The model that not only I believe, but several individuals who are working within OHIP believe, is getting that community level of involvement — getting physicians within their community working together on this and leaning on each other. The idea of bringing together groups of single practices, bringing those individuals together as a cohort and working through this together, it makes it more cost-effective for us to support that effort in that manner. But even more importantly, it gives them a peer group to work with as they’re working through their own problems. Certainly they can identify with each other going through this at the same time. We absolutely think that’s going to be the key to success in this project.

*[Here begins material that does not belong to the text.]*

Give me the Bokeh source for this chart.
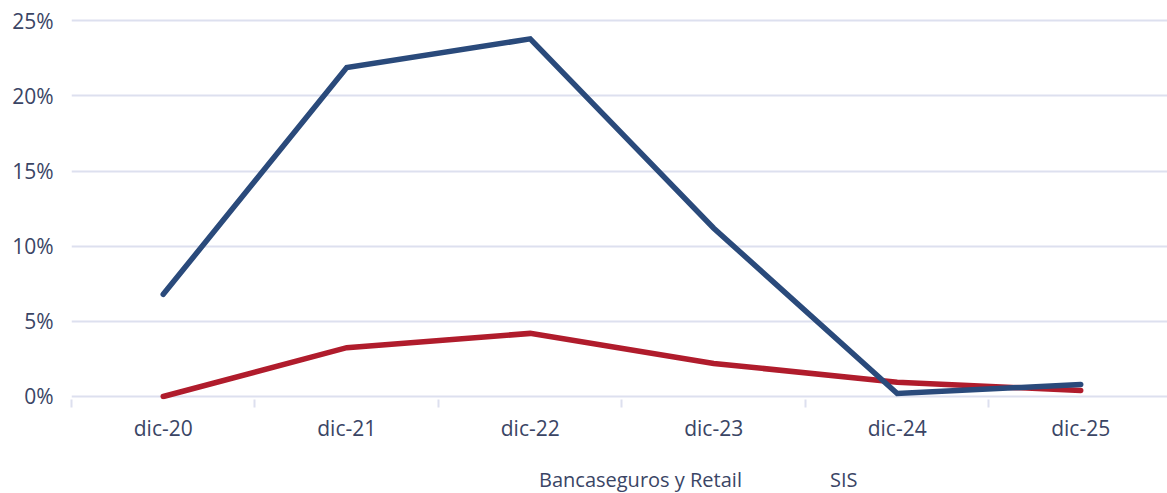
from bokeh.plotting import figure
from bokeh.layouts import column
from bokeh.models import FixedTicker, Range1d, Legend, LegendItem, ColumnDataSource
from bokeh.embed import file_html
from bokeh.resources import INLINE

categories = ["dic-20", "dic-21", "dic-22", "dic-23", "dic-24", "dic-25"]
bancaseguros = [0.0, 3.25, 4.2, 2.2, 0.95, 0.4]
sis = [6.8, 21.9, 23.8, 11.2, 0.2, 0.8]
y_ticks = [0, 5, 10, 15, 20, 25]
series_names = ["Bancaseguros y Retail", "SIS"]

FONT = "Open Sans"
TXT = "#3a4565"
GRID = "#dde0ef"
RED = "#b01c2c"
BLUE = "#2a4a7b"

xs = [i + 0.5 for i in range(len(categories))]
src = ColumnDataSource(dict(x=xs, banca=bancaseguros, sis=sis))

p = figure(width=1167, height=444, output_backend="svg", toolbar_location=None,
           x_range=Range1d(0, 5.973), y_range=Range1d(-0.2, 25.69),
           min_border_left=71, min_border_right=0, min_border_top=10, min_border_bottom=0,
           outline_line_color=None, background_fill_color="white", border_fill_color="white")

r1 = p.line("x", "banca", source=src, line_color=RED, line_width=5.5, line_cap="round", line_join="miter")
r2 = p.line("x", "sis", source=src, line_color=BLUE, line_width=5.5, line_cap="round", line_join="miter")

# x axis
xa = p.xaxis[0]
xa.ticker = FixedTicker(ticks=xs, minor_ticks=list(range(0, 7)))
xa.major_label_overrides = {x: c for x, c in zip(xs, categories)}
xa.axis_line_color = None
xa.major_tick_line_color = None
xa.major_tick_out = 0
xa.major_tick_in = 0
xa.minor_tick_line_color = GRID
xa.minor_tick_line_width = 2
xa.minor_tick_out = 8
xa.minor_tick_in = 0
xa.major_label_text_font = FONT
xa.major_label_text_font_size = "21px"
xa.major_label_text_color = TXT
xa.major_label_standoff = 6

ya = p.yaxis[0]
ya.ticker = FixedTicker(ticks=y_ticks)
ya.major_label_overrides = {t: f"{t}%" for t in y_ticks}
ya.axis_line_color = None
ya.major_tick_line_color = None
ya.major_tick_out = 0
ya.major_tick_in = 0
ya.minor_tick_line_color = None
ya.major_label_text_font = FONT
ya.major_label_text_font_size = "21px"
ya.major_label_text_color = TXT
ya.major_label_standoff = 18

p.xgrid.grid_line_color = None
p.ygrid.grid_line_color = GRID
p.ygrid.grid_line_width = 2

# legend strip
p2 = figure(width=1167, height=49, output_backend="svg", toolbar_location=None,
            x_range=Range1d(0, 1), y_range=Range1d(0, 1),
            x_axis_type=None, y_axis_type=None,
            min_border_left=0, min_border_right=0, min_border_top=0, min_border_bottom=0,
            outline_line_color=None, background_fill_color="white", border_fill_color="white")
p2.grid.visible = False
l1 = p2.line(x=[], y=[], line_color=RED, line_width=5.5, line_cap="round")
l2 = p2.line(x=[], y=[], line_color=BLUE, line_width=5.5, line_cap="round")

legend = Legend(items=[LegendItem(label=series_names[0], renderers=[l1]),
                       LegendItem(label=series_names[1], renderers=[l2])],
                orientation="horizontal", location=(410, 0),
                label_text_font=FONT, label_text_font_size="20px", label_text_color=TXT,
                glyph_width=55, glyph_height=20, label_standoff=3, spacing=30,
                border_line_color=None, background_fill_alpha=0, padding=0, margin=0)
p2.add_layout(legend, "center")

layout = column(p, p2, spacing=0)
open("out.html", "w").write(file_html(layout, INLINE))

The next step is really bringing those communities together and helping them not only understand where we’re going with this, but understand that there’s support to help their community.

Are there any other points you’d like to bring up?

I guess just the final point, and perhaps I have spoke about it throughout this discussion, but this is one of those situations where you don’t see something like this very often. Where people who normally either are very strong competitors or have very different positions on how they see the world and how the healthcare system should work, or how health information technology should work — to see all of these individuals come together, not just rhetoric, not just the way that they’re speaking to each other, but truly their actions are showing that this is a partnership.

I’d say in my 20-plus-year career, I have never seen anything like this. It’s quite an honor to be involved and to be participating in this. I think a lot of others feel that way, and I think that’s what’s going to bring us to the dedication that’s needed to get this monumental task done on what is a very aggressive timeline. It’s just a pleasure working with folks on this project.